A sunken Bronze Age village dating to perhaps 2,500 B.C. has been discovered by researchers diving off the coast of Greece. A team from the University of Geneva was undergoing diving training in 2014 at Lambayanna beach in Kiladha Bay, an area south of Athens rich in ancient settlements and artifacts. While training, they found evidence of an entire village hidden beneath the waves. They returned in force in 2015 to perform a serious inspection of the site.
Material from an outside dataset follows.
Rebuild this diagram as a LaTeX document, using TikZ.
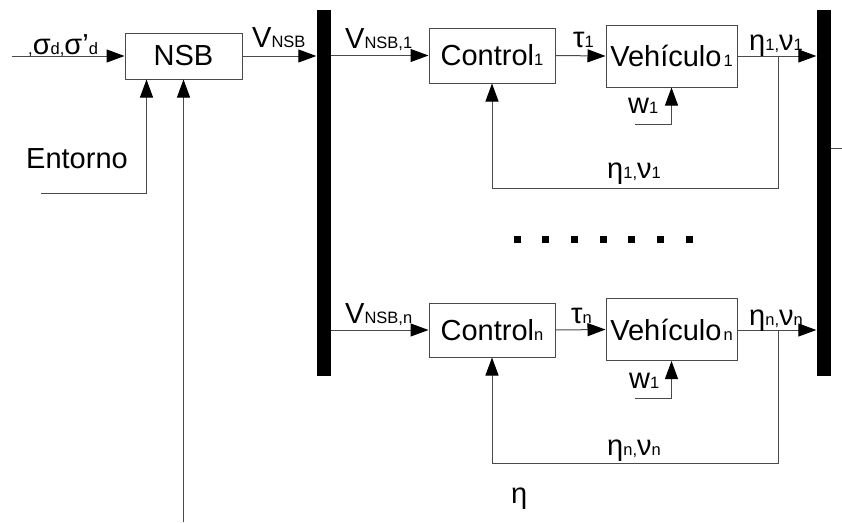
\documentclass[tikz,border=0pt]{standalone}
\usepackage{fontspec}
\setmainfont{Liberation Sans}
\usetikzlibrary{arrows.meta}
\definecolor{linegray}{HTML}{4A4A4A}
\newcommand{\sub}[1]{{\fontsize{16.5}{16.5}\selectfont #1}}

\begin{document}
\begin{tikzpicture}[x=1pt, y=-1pt,
  block/.style={draw=linegray, line width=1pt, inner sep=0pt,
    font=\fontsize{29}{31}\selectfont},
  bus/.style={fill=black, draw=none, inner sep=0pt,
    minimum width=14pt, minimum height=366pt},
  lbl/.style={anchor=base west, inner sep=0pt,
    font=\fontsize{29}{31}\selectfont},
  wire/.style={draw=linegray, line width=1pt},
  flow/.style={wire, -{Triangle[length=18pt, width=13pt, color=black]}}
]
  \useasboundingbox (0,0) rectangle (842,522);

  % blocks
  \node[block, minimum width=117pt, minimum height=46pt] (nsb) at (183.5,56) {NSB};
  \node[bus] (busL) at (323.5,193) {};
  \node[bus] (busR) at (823.5,193) {};
  \node[block, minimum width=126pt, minimum height=55pt] (ctl1) at (492,55.5) {Control\sub{1}};
  \node[block, minimum width=131pt, minimum height=62pt] (veh1) at (671.5,56) {Vehículo\kern2pt\sub{1}};
  \node[block, minimum width=126pt, minimum height=54pt] (ctln) at (492,330) {Control\sub{n}};
  \node[block, minimum width=131pt, minimum height=62pt] (vehn) at (671.5,329.5) {Vehículo\kern2pt\sub{n}};

  % free ends
  \coordinate (in) at (12,56);
  \coordinate (env) at (41,193);
  \coordinate (etain) at (183.5,522);
  \coordinate (br1) at (778,56);
  \coordinate (brn) at (778,330);
  \coordinate (w1a) at (635,124);
  \coordinate (wna) at (635,398);
  \coordinate (tick) at (842,148);

  % connectors
  \draw[flow] (in) -- (nsb.west);
  \draw[flow] (nsb.east) -- (nsb.east -| busL.west);
  \draw[flow] (env) -| ([xshift=22pt]nsb.south west);
  \draw[flow] (etain) -- (nsb.south);

  \draw[flow] (busL.east |- ctl1.west) -- (ctl1.west);
  \draw[flow] (ctl1.east) -- (veh1.west);
  \draw[flow] (veh1.east) -- (veh1.east -| busR.west);
  \draw[flow] (br1) -- ++(0,132) -| (ctl1.south);
  \draw[flow] (w1a) -| (veh1.south);

  \draw[flow] (busL.east |- ctln.west) -- (ctln.west);
  \draw[flow] (ctln.east) -- (vehn.west);
  \draw[flow] (vehn.east |- brn) -- (brn -| busR.west);
  \draw[flow] (brn) -- ++(0,133) -| (ctln.south);
  \draw[flow] (wna) -| (vehn.south);

  \draw[wire] (busR.east |- tick) -- (tick);

  % dots
  \foreach \i in {0,...,6}
    \fill ({513.5+28.7*\i},236) rectangle ++(7,7);

  % labels
  \node[lbl] (sigl) at (28,54) {\sub{,}σ\sub{d,}σ’\sub{d}};
  \node[lbl] (vnsbl) at (252,47) {V\sub{NSB}};
  \node[lbl] (envl) at (26,168) {Entorno};
  \node[lbl] (v1l) at (345,48) {V\sub{NSB,1}};
  \node[lbl] (tau1l) at (573,47) {τ\sub{1}};
  \node[lbl] (out1l) at (749,50) {η\sub{1,}ν\sub{1}};
  \node[lbl] (w1l) at (628,113) {w\sub{1}};
  \node[lbl] (fb1l) at (607,178) {η\sub{1,}ν\sub{1}};
  \node[lbl] (vnl) at (345,323) {V\sub{NSB,n}};
  \node[lbl] (taunl) at (571,323) {τ\sub{n}};
  \node[lbl] (outnl) at (749,325) {η\sub{n,}ν\sub{n}};
  \node[lbl] (wnl) at (629,388) {w\sub{1}};
  \node[lbl] (fbnl) at (607,455) {η\sub{n,}ν\sub{n}};
  \node[lbl] (etal) at (511,503) {η};
\end{tikzpicture}
\end{document}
The remains of a wall or street in the sunken village. University of Geneva

Several buildings are evident among the ruins, still prominent though of course extremely eroded by time. They match the type built in the Greek Bronze Age, although there are also defensive walls and towers of a "massive nature, unknown in Greece until now," as lead researcher Julien Beck described them to Spero News. He called the site an "archaeologist's paradise." The expedition is being overseen by the Swiss School of Archaeology in Greece.

Related: Amphipolis Mystery: Ancient Greek Tomb Contained at Least Five Corpses

It's unknown why the site is so heavily fortified — it may have been a storage area for goods to be traded. Whatever its purpose, the village clearly sank beneath the sea long ago — although the cause of that, be it rising sea levels or shifting tectonic plates, is not speculated on by the researchers.